Wednesday, December 9, 2015

Tremain's Book Corner: "Furiously Happy" by Jenny Lawson

Furiously Happy: A Funny Book About Horrible Things
Author: Jenny Lawson
Reviewed By: Tremain Jackson, South Branch Manager
Personal Rating: 4 Stars

Book Summary: According to Jenny: "Some people might think that being 'furiously happy' is just an excuse to be stupid and irresponsible and invite a herd of kangaroos over to your house without telling your husband first because you suspect he would say no since he's never particularly like kangaroos.  And that would be ridiculous because no one would invite a herd of kangaroos into their house.  Two is the limit.  I speak from personal experience.  My husband says that none is the new limit.  I say he should have been clearer about that before I rented all those kangaroos."

"Most of my favorite people are dangerously f**ked up, but you'd never guess because we've learned to bare it so honestly that it becomes the new normal.  Like John Hughes in The Breakfast Club, 'we're all pretty bizarre.  Some of us are just better at hiding it.'  Except go back and cross out the word 'hiding.'"

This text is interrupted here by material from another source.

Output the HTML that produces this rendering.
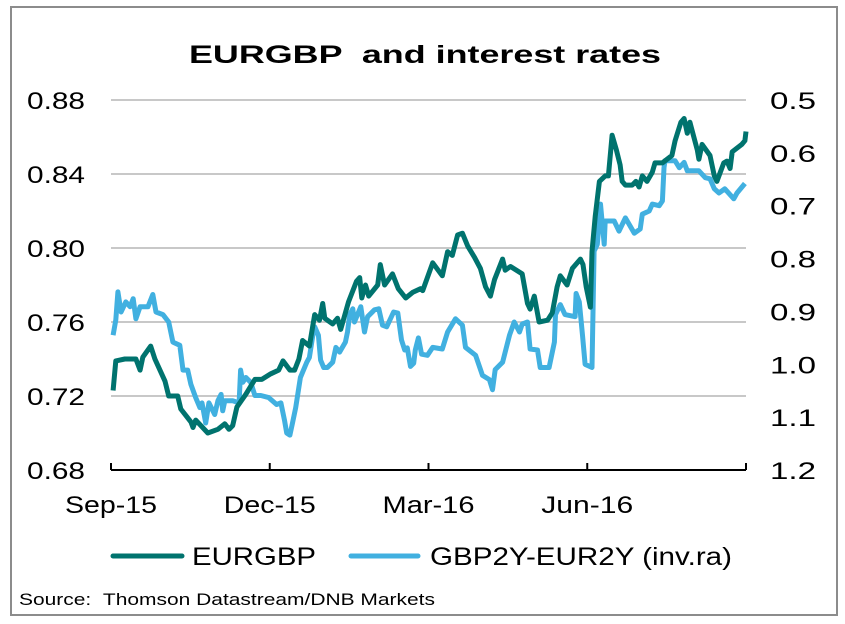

Jenny's first book, Let's Pretend This Never Happened, was ostensibly about family, but deep down it was about celebrating your own weirdness.  This book is about mental illness, but under the surface it's about embracing joy in fantastic and outrageous ways, and who doesn't need a bit more of that?

Personal Review: Oh yes, after reading her first book, I was EXCITED to know she wrote another as this is a woman I would want to be friends with and sit down with at the end of the day and just listen to her go.  This is my kind of lady because she's a bit over-the-top, doesn't apologize for her colorful nature, and just says it like it is while embracing that "new normal."

The book was simply HILARIOUS, while being heartfelt all at the same time, and brought readers, once again, into a genuine look into Lawson's life with her never lacking sardonic wit (which I love).  But what helps to really make the book great, in my opinion, is that she uses this wit, as well as her many stories, to touch upon serious issues such as mental health, and do so in an intimate way.  It not only causes the reader to think, but it also leaves you with not having to feel...pity...for the author because she certainly doesn't pity herself.

It's very easy to see why she has such a loyal following because you never know what she might do next.  You'll get those intimate moments of self-disclosure and mental nakedness and she'll just shoot you into some bizarre hijinks that you don't see coming in the least.

I couldn't help but laugh while devouring this read...even laughing so hard that it led to snorting (which is certainly a great sign of a funny read).  Lawson is just fearless, awkward, hilarious, honest, and not afraid to write about the sad things in her life, but doing so in a way that makes everyone able to relate to it.

That being said, although I could see some readers being thrown off by the sentence structure, cohesiveness of the messages, and her colorful language, I felt it was perfectly warranted for the way she writes and speaks.  If that's going to bother you, you may want to move right past her latest book; however, if you're looking for a great roller coaster of a ride, you'll certainly want to check out this bestseller from your Abilene Public Library.

I just hope there's going to be a third book in the future because it's not getting old.  Although you don't have to read them in order, just know that not only should you look out for the book covered in this review, you should also read Let's Pretend This Never Happened: A Mostly True Memoir.